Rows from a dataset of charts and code
* START *
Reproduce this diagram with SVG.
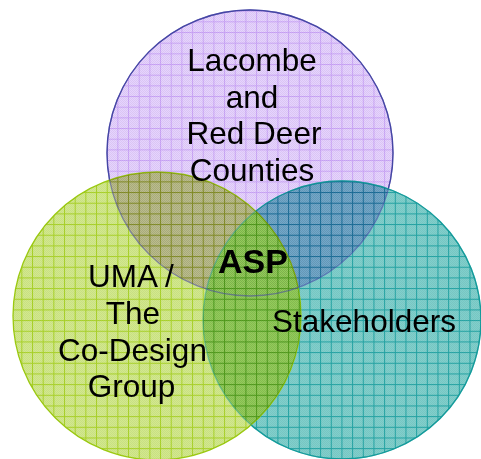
<svg xmlns="http://www.w3.org/2000/svg" width="481" height="459" viewBox="0 0 481 459">
  <style>
    .lbl { font-family: "Liberation Sans", Arial, sans-serif; font-size: 31.5px; fill: #000; text-anchor: middle; }
    .bold { font-weight: bold; font-size: 34px; }
    .mul { mix-blend-mode: multiply; }
    .edge { fill: none; stroke-width: 1.3; }
  </style>
  <defs>
    <pattern id="patP" patternUnits="userSpaceOnUse" width="10.67" height="10.67">
      <rect width="10.67" height="10.67" fill="#e6d2ff"/>
      <rect x="0" y="0" width="1" height="10.67" fill="#cda8fa"/>
      <rect x="0" y="0" width="10.67" height="1" fill="#cda8fa"/>
    </pattern>
    <pattern id="patG" patternUnits="userSpaceOnUse" width="10.67" height="10.67">
      <rect width="10.67" height="10.67" fill="#d3ea8c"/>
      <rect x="0" y="0" width="1" height="10.67" fill="#acd52a"/>
      <rect x="0" y="0" width="10.67" height="1" fill="#acd52a"/>
    </pattern>
    <pattern id="patT" patternUnits="userSpaceOnUse" width="10.67" height="10.67">
      <rect width="10.67" height="10.67" fill="#80d0cc"/>
      <rect x="0" y="0" width="1" height="10.67" fill="#24a6a6"/>
      <rect x="0" y="0" width="10.67" height="1" fill="#24a6a6"/>
    </pattern>
    <pattern id="tintP" patternUnits="userSpaceOnUse" width="10.67" height="10.67">
      <rect width="10.67" height="10.67" fill="#e2cefd"/>
      <rect x="0" y="0" width="1" height="10.67" fill="#c9aef0"/>
      <rect x="0" y="0" width="10.67" height="1" fill="#c9aef0"/>
    </pattern>
    <pattern id="tintGT" patternUnits="userSpaceOnUse" width="10.67" height="10.67">
      <rect width="10.67" height="10.67" fill="#b2e0a4"/>
      <rect x="0" y="0" width="1" height="10.67" fill="#7cc0ad"/>
      <rect x="0" y="0" width="10.67" height="1" fill="#7cc0ad"/>
    </pattern>
    <pattern id="dither" patternUnits="userSpaceOnUse" width="2" height="2">
      <rect width="1" height="1" fill="#000" fill-opacity="0.05"/>
      <rect x="1" y="1" width="1" height="1" fill="#000" fill-opacity="0.05"/>
    </pattern>
    <clipPath id="clipT">
      <circle cx="342" cy="320" r="139"/>
    </clipPath>
    <mask id="maskP" maskUnits="userSpaceOnUse" x="0" y="0" width="481" height="459">
      <circle cx="157" cy="316" r="144" fill="#fff"/>
      <circle cx="342" cy="320" r="139" fill="#fff"/>
      <circle cx="157" cy="316" r="144" fill="#000" clip-path="url(#clipT)"/>
    </mask>
  </defs>
  <rect width="481" height="459" fill="#ffffff"/>

  <g id="lacombe">
    <circle cx="250" cy="153" r="143" fill="url(#patP)" stroke="#4646a6" stroke-width="1.3"/>
  </g>

  <g id="stakeholders">
    <circle cx="342" cy="320" r="139" fill="url(#patT)" stroke="#139c9c" stroke-width="1.3"/>
  </g>

  <g id="uma">
    <circle cx="157" cy="316" r="144" fill="url(#patG)" stroke="#9ccb10" stroke-width="1.3"/>
  </g>

  <g id="overlaps">
    <circle class="mul" cx="157" cy="316" r="144" fill="url(#tintGT)" clip-path="url(#clipT)"/>
    <circle class="mul" cx="250" cy="153" r="143" fill="url(#tintP)" mask="url(#maskP)"/>
    <circle cx="250" cy="153" r="143" fill="url(#dither)"/>
    <circle cx="342" cy="320" r="139" fill="url(#dither)"/>
    <circle cx="157" cy="316" r="144" fill="url(#dither)"/>
    <circle class="edge" cx="250" cy="153" r="143" stroke="#4646a6" stroke-opacity="0.55"/>
    <circle class="edge" cx="342" cy="320" r="139" stroke="#139c9c" stroke-opacity="0.45"/>
  </g>

  <g id="labels">
    <g id="lacombe-label">
      <text class="lbl" x="252" y="71">Lacombe</text>
      <text class="lbl" x="252" y="107.5">and</text>
      <text class="lbl" x="254" y="144">Red Deer</text>
      <text class="lbl" x="252" y="180.5">Counties</text>
    </g>
    <g id="uma-label">
      <text class="lbl" x="131" y="287">UMA /</text>
      <text class="lbl" x="133" y="324">The</text>
      <text class="lbl" x="132.5" y="360.5">Co-Design</text>
      <text class="lbl" x="131.5" y="397">Group</text>
    </g>
    <g id="stakeholders-label">
      <text class="lbl" x="364" y="332">Stakeholders</text>
    </g>
    <g id="asp">
      <text class="lbl bold" x="253" y="273">ASP</text>
    </g>
  </g>
</svg>
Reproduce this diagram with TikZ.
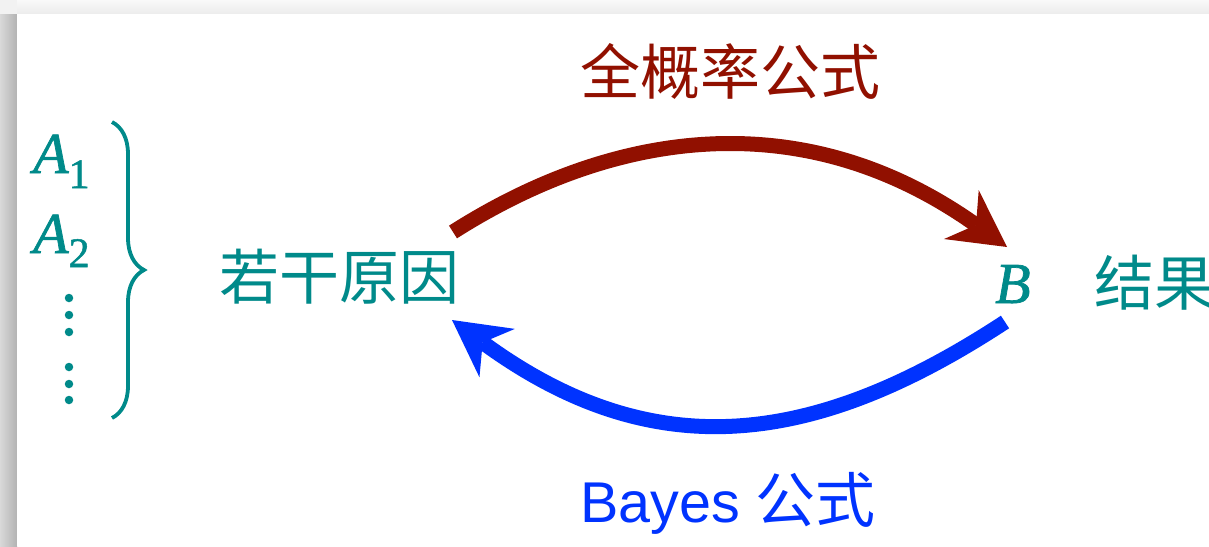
\documentclass[tikz,border=0pt]{standalone}
\usepackage{fontspec}
\setmainfont{Liberation Serif}
\newfontfamily\cjk{Noto Sans CJK SC}
\newfontfamily\sansfam{Liberation Sans}
\newfontfamily\mathfam[FakeBold=1.2]{Liberation Serif}
\usetikzlibrary{arrows.meta,decorations.pathreplacing}
\definecolor{tealtxt}{RGB}{0,138,138}
\definecolor{darkred}{RGB}{145,16,0}
\definecolor{brightblue}{RGB}{0,51,255}
\begin{document}
\begin{tikzpicture}[x=1pt,y=-1pt,
  cjktext/.style={inner sep=0pt, anchor=base west, font=\cjk\fontsize{60}{72}\selectfont},
  mathtext/.style={inner sep=0pt, anchor=base west, text=tealtxt, font=\mathfam\fontsize{58}{68}\selectfont\itshape},
  bigarrow/.style={line width=15pt, -{Stealth[length=56pt,width=60pt,inset=18pt,line width=0pt]}},
  smalldot/.style={circle, fill=tealtxt, inner sep=0pt, minimum size=8.5pt}
]
\useasboundingbox (0,0) rectangle (1209,546);
\fill[gray!10] (0,0) rectangle (1209,546);
\shade[left color=gray!30, right color=gray!60] (0,14) rectangle (17,546);
\shade[top color=gray!5, bottom color=gray!15] (17,0) rectangle (1209,14);
\fill[white] (17,14) rectangle (1209,546);

% causes
\node[mathtext] (a1) at (33,173) {A\raisebox{-15pt}{\upshape\fontsize{42}{42}\selectfont 1}};
\node[mathtext] (a2) at (33,253) {A\raisebox{-14pt}{\upshape\fontsize{42}{42}\selectfont 2}};
\node[smalldot] (d1) at (69,298) {};
\node[smalldot] (d2) at (69,315) {};
\node[smalldot] (d3) at (69,332) {};
\node[smalldot] (d4) at (69,367) {};
\node[smalldot] (d5) at (69,384) {};
\node[smalldot] (d6) at (69,400) {};
\draw[tealtxt, line width=3.8pt, decorate, decoration={brace, amplitude=32pt}] (112,122) -- (112,418);

\node[cjktext, text=tealtxt] (cause) at (219,299) {若干原因};
\node[mathtext] (b) at (995,303) {B};
\node[cjktext, text=tealtxt] (result) at (1094,305) {结果};
\node[cjktext, text=darkred] (total) at (580,94) {全概率公式};
\node[inner sep=0pt, anchor=base west, text=brightblue] (bayes) at (580,522)
  {\sansfam\fontsize{57.5}{68}\selectfont Bayes {\cjk\fontsize{60}{72}\selectfont 公式}};

% arrows
\coordinate (r0) at (453,232);
\coordinate (r1) at (1007,247);
\coordinate (b0) at (1005,322);
\coordinate (b1) at (452,320);
\draw[bigarrow, darkred] (r0) .. controls (610,132) and (800,100) .. (r1);
\draw[bigarrow, brightblue] (b0) .. controls (810,450) and (650,465) .. (b1);
\end{tikzpicture}
\end{document}
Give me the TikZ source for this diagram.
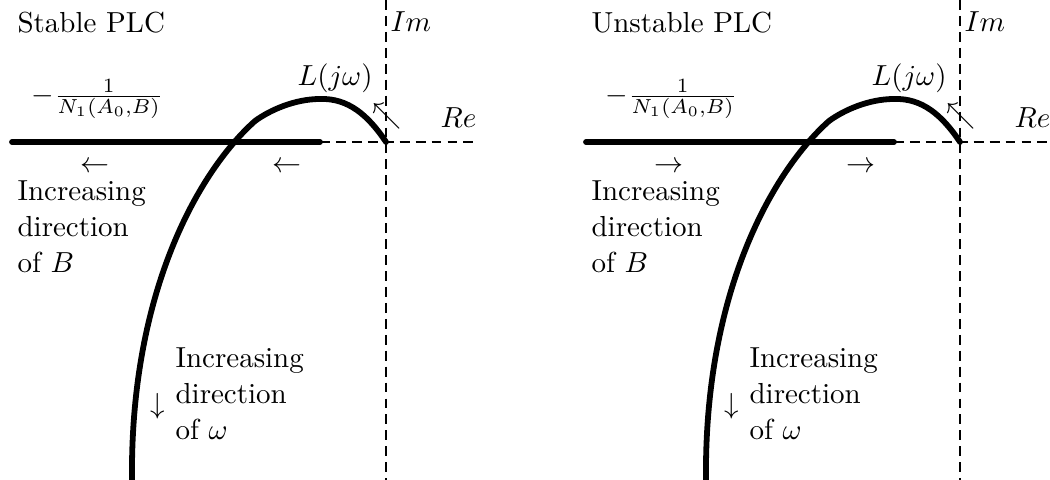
\documentclass[tikz,border=0pt]{standalone}
\begin{document}
\begin{tikzpicture}[x=0.345pt,y=-0.345pt,
  axis/.style={line width=0.85pt, dash pattern=on 3.4pt off 2.1pt},
  thickline/.style={line width=2pt, line cap=round, line join=round},
  lbl/.style={inner sep=0pt, anchor=base west},
  sym/.style={inner sep=0pt},
  multi/.style={inner sep=0pt, anchor=north west, align=left, font=\fontsize{10}{12.5}\selectfont}]
\useasboundingbox (0,0) rectangle (1050,480);
% ---------- left panel: stable ----------
\begin{scope}
  \coordinate (sO) at (386,142);
  \coordinate (sImTop) at (386,0);
  \coordinate (sImBot) at (386,480);
  \coordinate (sReL) at (320,142);
  \coordinate (sReR) at (476,142);
  \coordinate (sBL) at (12,142);
  \coordinate (sPeak) at (320,99);
  \coordinate (sKnee) at (255,121);
  \coordinate (sEnd) at (132,480);
  \draw[axis] (sImTop) -- (sImBot);
  \draw[axis] (sReL) -- (sReR);
  \draw[thickline] (sBL) -- (sReL);
  \draw[thickline] (sO) .. controls (368,115) and (348,98) .. (sPeak)
     .. controls (295,99) and (270,110) .. (sKnee)
     .. controls (200,170) and (130,290) .. (sEnd);
  \node[lbl] (sTitle) at (17,33) {Stable PLC};
  \node[lbl] (sIm) at (390,32) {$Im$};
  \node[lbl] (sRe) at (440,128) {$Re$};
  \node[lbl] (sL) at (297,86) {$L(j\omega)$};
  \node[lbl] (sN) at (31,104) {$-\frac{1}{N_1(A_0,B)}$};
  \node[sym] (sNw) at (387,116) {$\nwarrow$};
  \node[sym] (sA1) at (95,167) {$\leftarrow$};
  \node[sym] (sA2) at (287,167) {$\leftarrow$};
  \node[multi] (sBtxt) at (17,180) {Increasing\\direction\\of $B$};
  \node[sym] (sDn) at (158,406) {$\downarrow$};
  \node[multi] (sWtxt) at (175,347) {Increasing\\direction\\of $\omega$};
\end{scope}
% ---------- right panel: unstable ----------
\begin{scope}[shift={(574,0)}]
  \coordinate (uO) at (386,142);
  \coordinate (uImTop) at (386,0);
  \coordinate (uImBot) at (386,480);
  \coordinate (uReL) at (320,142);
  \coordinate (uReR) at (476,142);
  \coordinate (uBL) at (12,142);
  \coordinate (uPeak) at (320,99);
  \coordinate (uKnee) at (255,121);
  \coordinate (uEnd) at (132,480);
  \draw[axis] (uImTop) -- (uImBot);
  \draw[axis] (uReL) -- (uReR);
  \draw[thickline] (uBL) -- (uReL);
  \draw[thickline] (uO) .. controls (368,115) and (348,98) .. (uPeak)
     .. controls (295,99) and (270,110) .. (uKnee)
     .. controls (200,170) and (130,290) .. (uEnd);
  \node[lbl] (uTitle) at (17,33) {Unstable PLC};
  \node[lbl] (uIm) at (390,32) {$Im$};
  \node[lbl] (uRe) at (440,128) {$Re$};
  \node[lbl] (uL) at (297,86) {$L(j\omega)$};
  \node[lbl] (uN) at (31,104) {$-\frac{1}{N_1(A_0,B)}$};
  \node[sym] (uNw) at (387,116) {$\nwarrow$};
  \node[sym] (uA1) at (95,167) {$\rightarrow$};
  \node[sym] (uA2) at (287,167) {$\rightarrow$};
  \node[multi] (uBtxt) at (17,180) {Increasing\\direction\\of $B$};
  \node[sym] (uDn) at (158,406) {$\downarrow$};
  \node[multi] (uWtxt) at (175,347) {Increasing\\direction\\of $\omega$};
\end{scope}
\end{tikzpicture}
\end{document}
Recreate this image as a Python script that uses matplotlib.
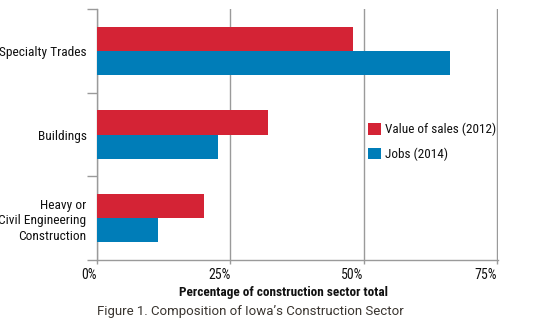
import matplotlib
matplotlib.use("Agg")
import matplotlib.pyplot as plt
from matplotlib.patches import Patch

categories = ["Specialty Trades", "Buildings", "Heavy or\nCivil Engineering\nConstruction"]
sales_2012 = [48.0, 32.1, 20.1]
jobs_2014 = [66.1, 22.6, 11.5]
xticks = [0, 25, 50, 75]
xtick_labels = ["0%", "25%", "50%", "75%"]

RED = "#D42335"
BLUE = "#007DB8"
GRID = "#9a9a9a"
narrow = ["Roboto Condensed", "DejaVu Sans"]

fig = plt.figure(figsize=(5.45, 3.25), dpi=100)
ax = fig.add_axes([0.178, 0.2, 0.7358, 0.771])

h = 0.29
ys = list(range(len(categories)))
ax.barh([y - h / 2 for y in ys], sales_2012, height=h, color=RED, zorder=3)
ax.barh([y + h / 2 for y in ys], jobs_2014, height=h, color=BLUE, zorder=3)

ax.set_ylim(2.5, -0.5)
ax.set_xlim(0, 75.15)
ax.set_yticks(ys)
ax.set_yticklabels(categories, family=narrow, fontsize=9.6, ha="right", linespacing=1.25)
ax.set_yticks([-0.5, 0.5, 1.5, 2.5], minor=True)
ax.tick_params(axis="y", which="major", length=0, pad=7.5, colors="#111111")
ax.tick_params(axis="y", which="minor", length=7, width=1, color=GRID)

ax.set_xticks(xticks)
ax.set_xticklabels(xtick_labels, family=narrow, fontsize=10, ha="right", color="#111111")
ax.tick_params(axis="x", length=3, width=1, color=GRID, pad=3)

ax.grid(axis="x", color=GRID, linewidth=1, zorder=0)
for s in ["top", "right"]:
    ax.spines[s].set_visible(False)
for s in ["left", "bottom"]:
    ax.spines[s].set_color(GRID)
    ax.spines[s].set_linewidth(1)

ax.set_xlabel("Percentage of construction sector total", family=narrow, fontsize=9.5,
              fontweight="bold", color="#111111")
ax.xaxis.set_label_coords(0.464, -0.105)

handles = [Patch(facecolor=RED, edgecolor="none"), Patch(facecolor=BLUE, edgecolor="none")]
leg = ax.legend(handles, ["Value of sales (2012)", "Jobs (2014)"], loc="upper left",
                bbox_to_anchor=(0.676, 0.547), frameon=False, borderpad=0, borderaxespad=0,
                handlelength=1.0, handleheight=1.0, handletextpad=0.3, labelspacing=0.85,
                prop={"family": narrow, "size": 9.5})
for t in leg.get_texts():
    t.set_color("#111111")

fig.text(0.178, 0.02, "Figure 1. Composition of Iowa\u2019s Construction Sector",
         fontsize=9.5, color="#3a3530", ha="left", va="bottom", family=["Roboto", "DejaVu Sans"])

fig.savefig("out.png", dpi=100)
* END *
◆ To do
Write out again exactly the lines above from the one with "Recreate this image" through the one with "ax.xaxis.set_label_coords(0.464, -0.105)", adding no other lines and no pictures.

◆ Complete answer
Recreate this image as a Python script that uses matplotlib.
import matplotlib
matplotlib.use("Agg")
import matplotlib.pyplot as plt
from matplotlib.patches import Patch

categories = ["Specialty Trades", "Buildings", "Heavy or\nCivil Engineering\nConstruction"]
sales_2012 = [48.0, 32.1, 20.1]
jobs_2014 = [66.1, 22.6, 11.5]
xticks = [0, 25, 50, 75]
xtick_labels = ["0%", "25%", "50%", "75%"]

RED = "#D42335"
BLUE = "#007DB8"
GRID = "#9a9a9a"
narrow = ["Roboto Condensed", "DejaVu Sans"]

fig = plt.figure(figsize=(5.45, 3.25), dpi=100)
ax = fig.add_axes([0.178, 0.2, 0.7358, 0.771])

h = 0.29
ys = list(range(len(categories)))
ax.barh([y - h / 2 for y in ys], sales_2012, height=h, color=RED, zorder=3)
ax.barh([y + h / 2 for y in ys], jobs_2014, height=h, color=BLUE, zorder=3)

ax.set_ylim(2.5, -0.5)
ax.set_xlim(0, 75.15)
ax.set_yticks(ys)
ax.set_yticklabels(categories, family=narrow, fontsize=9.6, ha="right", linespacing=1.25)
ax.set_yticks([-0.5, 0.5, 1.5, 2.5], minor=True)
ax.tick_params(axis="y", which="major", length=0, pad=7.5, colors="#111111")
ax.tick_params(axis="y", which="minor", length=7, width=1, color=GRID)

ax.set_xticks(xticks)
ax.set_xticklabels(xtick_labels, family=narrow, fontsize=10, ha="right", color="#111111")
ax.tick_params(axis="x", length=3, width=1, color=GRID, pad=3)

ax.grid(axis="x", color=GRID, linewidth=1, zorder=0)
for s in ["top", "right"]:
    ax.spines[s].set_visible(False)
for s in ["left", "bottom"]:
    ax.spines[s].set_color(GRID)
    ax.spines[s].set_linewidth(1)

ax.set_xlabel("Percentage of construction sector total", family=narrow, fontsize=9.5,
              fontweight="bold", color="#111111")
ax.xaxis.set_label_coords(0.464, -0.105)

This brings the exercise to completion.